Unfair termination is the firing of an employee for unjust reasons and is also known as wrongful termination. When an employee is fired for reporting wrongful activities or for filing a worker’s compensation claim, these can constitute unfair termination. Although the firing may not strictly be “illegal,” it is a violation of public policy, which means that it is bad for society as a whole. In those cases, courts have the power to hold the employer liable.
What are Examples of Unfair Termination?
There are many instances when it becomes unfair and illegal when an employee is terminated from their employment:
- Discrimination: When an employee is terminated because of their race, color, national origin, gender, religion, age, disability, pregnancy.
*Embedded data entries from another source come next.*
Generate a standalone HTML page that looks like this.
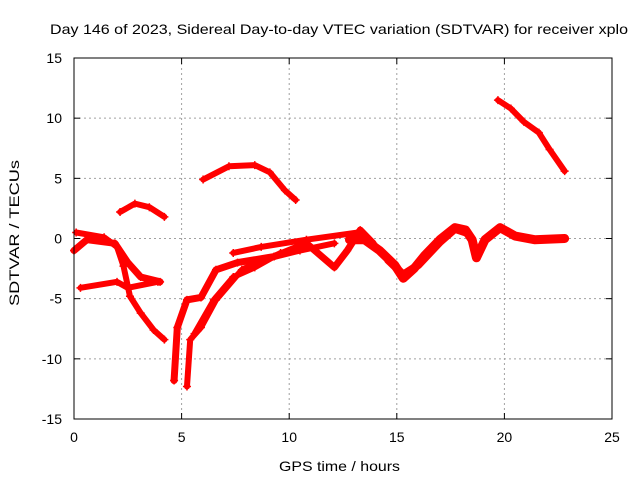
<!DOCTYPE html>
<html><head><meta charset="utf-8"><style>
body{margin:0;background:#fff;}
svg{display:block;font-family:"Liberation Sans",sans-serif;font-size:14px;}
</style></head><body>
<svg id="c" width="640" height="480" xmlns="http://www.w3.org/2000/svg">
<rect width="640" height="480" fill="#fff"/>
<text x="50" y="34" textLength="578" lengthAdjust="spacingAndGlyphs">Day 146 of 2023, Sidereal Day-to-day VTEC variation (SDTVAR) for receiver xplo</text>
<text x="279" y="471" textLength="121" lengthAdjust="spacingAndGlyphs">GPS time / hours</text>
<text transform="translate(19,306) rotate(-90)" textLength="146" lengthAdjust="spacingAndGlyphs">SDTVAR / TECUs</text>
<g id="grid"></g><g id="series"></g>
<rect x="74" y="58" width="538" height="361" fill="none" stroke="#000"/>
<g id="ticks"></g>
</svg>
<script>
const xTicks=[0,5,10,15,20,25];
const yTicks=[-15,-10,-5,0,5,10,15];
const trackA_t=[2.14,2.83,3.5,4.2]; const trackA_v=[2.2,2.9,2.6,1.8];
const trackB_t=[6.0,7.2,8.4,9.1,9.8,10.3]; const trackB_v=[4.9,6.0,6.1,5.5,4.0,3.2];
const trackC_t=[19.7,20.3,20.9,21.6,22.1,22.8]; const trackC_v=[11.5,10.8,9.7,8.8,7.4,5.6];
const trackD_t=[0.3,2.0,2.5,3.9]; const trackD_v=[-4.1,-3.6,-4.1,-3.6];
const trackE_t=[0.1,1.4,2.0,2.3,2.6,3.1,3.7,4.2]; const trackE_v=[0.5,0.1,-0.7,-2.3,-4.8,-6.2,-7.6,-8.4];
const trackF_t=[0,0.6,1.9,2.5,3.1,4.0]; const trackF_v=[-1,-0.1,-0.4,-2.0,-3.2,-3.6];
const trackG_t=[4.65,4.8,5.25,5.9,6.6,7.6,9.3,10.8,12.1,12.7,13.3,13.9]; const trackG_v=[-11.8,-7.4,-5.1,-4.9,-2.6,-2.0,-1.5,-0.4,-2.4,-1.0,0.7,-0.4];
const trackH_t=[5.25,5.4,5.9,6.6,7.8,8.7,10.5,12.1]; const trackH_v=[-12.3,-8.4,-7.4,-5.1,-2.6,-1.8,-1.0,-0.4];
const trackI_t=[5.6,6.5,7.4,8.4,9.6]; const trackI_v=[-7.9,-5.1,-3.2,-2.4,-1.2];
const trackJ_t=[7.4,8.7,10.8,13.2]; const trackJ_v=[-1.2,-0.7,-0.1,0.5];
const trackK_t=[12.8,13.5,14.2,14.9,15.3,15.8,16.3,17.0,17.7,18.2,18.5,18.7,19.1,19.8,20.5,21.4,22.8]; const trackK_v=[-0.1,-0.1,-1.0,-2.2,-3.3,-2.5,-1.4,-0.1,0.9,0.7,-0.1,-1.6,-0.1,0.9,0.2,-0.1,0.0];
const trackL_t=[14.6,15.3,16.0,17.0,17.7,18.2]; const trackL_v=[-1.8,-3.0,-2.2,-0.3,0.8,0.5];
const X=t=>74+t*(538/25), Y=v=>238.5-v*(361/30);
const NS="http://www.w3.org/2000/svg";
const mk=(tag,at,p)=>{const e=document.createElementNS(NS,tag);for(const k in at)e.setAttribute(k,at[k]);p.appendChild(e);return e;};
const grid=document.getElementById('grid'),ticks=document.getElementById('ticks'),ser=document.getElementById('series');
xTicks.forEach(t=>{
 if(t>0&&t<25){const g=mk('line',{x1:X(t),x2:X(t),y1:58,y2:419,stroke:'#a0a0a0','stroke-dasharray':'2,3'},grid);
 
 }
 mk('line',{x1:X(t),x2:X(t),y1:419,y2:413,stroke:'#000'},ticks);
 mk('line',{x1:X(t),x2:X(t),y1:58,y2:64,stroke:'#000'},ticks);
 const l=mk('text',{x:X(t),y:442,'text-anchor':'middle'},ticks);l.textContent=t;
 
 
});
yTicks.forEach(v=>{
 if(v>-15&&v<15){const g=mk('line',{x1:74,x2:612,y1:Y(v),y2:Y(v),stroke:'#a0a0a0','stroke-dasharray':'2,3'},grid);
 
 }
 mk('line',{x1:74,x2:80,y1:Y(v),y2:Y(v),stroke:'#000'},ticks);
 mk('line',{x1:612,x2:606,y1:Y(v),y2:Y(v),stroke:'#000'},ticks);
 const l=mk('text',{x:62,y:Y(v)+5,'text-anchor':'end'},ticks);l.textContent=v;
 
 
});
const tracks=[[trackA_t,trackA_v,6],[trackB_t,trackB_v,6],[trackC_t,trackC_v,6],[trackD_t,trackD_v,6],[trackE_t,trackE_v,6],[trackF_t,trackF_v,7],[trackG_t,trackG_v,7],[trackH_t,trackH_v,6],[trackI_t,trackI_v,6],[trackJ_t,trackJ_v,6],[trackK_t,trackK_v,9],[trackL_t,trackL_v,8]];
tracks.forEach(([ts,vs,w])=>{
 const pts=ts.map((t,i)=>X(t)+','+Y(vs[i])).join(' ');
 const p=mk('polyline',{points:pts,fill:'none',stroke:'#ff0000','stroke-width':w,'stroke-linejoin':'round','stroke-linecap':'round'},ser);
 
 
 ts.forEach((t,i)=>{const x=X(t),y=Y(vs[i]);
  const m=mk('path',{d:`M${x-4},${y}H${x+4}M${x},${y-4}V${y+4}`,stroke:'#ff0000','stroke-width':1.5},ser);
  
  });
});
</script>
</body></html>
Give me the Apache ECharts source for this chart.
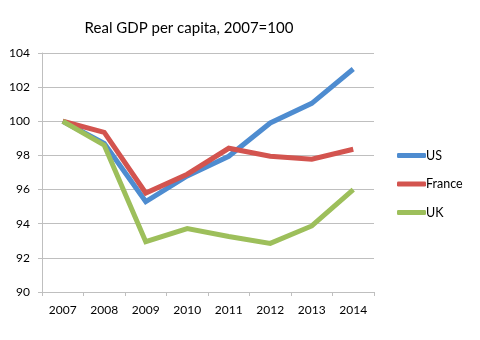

- Retaliation: When an employee is terminated because they filed a complaint against the employer with the Equal Employment Opportunity Commission.
- Breach of Good Faith and Fair Dealing: Employer acted unfairly toward employee and fabricating reasons to fire them.
- Violation of Public Policy: Employer firing an employee because they are part of a recognized group or political party.
- Whistle Blowing Activities: Employer firing an employee that complain that their employer broke any law, regulation, or ordinance at all.
- Family or Medical Leave: Employer firing an employee who takes time off for reasons listed in the Family and Medical Leave Act.
What are Equitable Remedies for Unfair Termination?
If you bring a claim against your employer for being unfairly terminated and the lawsuit is successful, you can be rewarded certain equitable remedies. An equitable remedy will be something like:
- Reinstated to your job (if you want it);
- Injunction against the employer; and/or
- “Make-whole” the employee, which can mean transferring, promoting, increasing the wage, or clearing the employee’s personnel file of an wrongs.
While the employee can return to their position, they may also receive a promotion, a transfer, a wage increase, etc. Ultimately, the goal for would be to return the employee to the position as if they were never fired. So if the employee was on track for a raise, a promotion, etc. but lost it due to the unfair termination, then the employee will have the right to return to their position with the change.
What are Legal Remedies for Unfair Termination?
A legal remedy for unfair termination is most commonly money such as:
- Back pay;
- Front pay; and/or
- Punitive Damages
Back pay is any wages or benefits that the employee missed due to unfair termination. Whereas front pay is any wages or benefits the employee would miss due to time between the decision to reinstate and when the employee actually returns to their position.
If the employee cannot be reinstated, like if the position has been filled or if the company downsized, then they can be given front pay in lieu of returning to their job.
While punitive damages are possible they are not common. Punitive damages are designed to punish the employer instead of rewarding the employee. So the court will only award punitive damages if the employer’s conduct was terrible enough that the court thinks they should face additional punishment.
In some states, punitive damages are only awarded in certain claims, such as a wrongful death or product liability. If you believe you should be awarded punitive damages, ask your local lawyer to find out if you are eligible.
Should I Hire an Attorney If I Have Been Unfairly Terminated?
If you feel that you have been fired for unfair and illegal reason, such as discrimination, a local employment lawyer will be needed. Many workers’ rights and civil rights laws have detailed procedures and filing deadlines. An attorney can shepherd you through these procedures in order to get you the relief you seek. If you are an employer facing a wrongful termination lawsuit, you should speak to a lawyer immediately.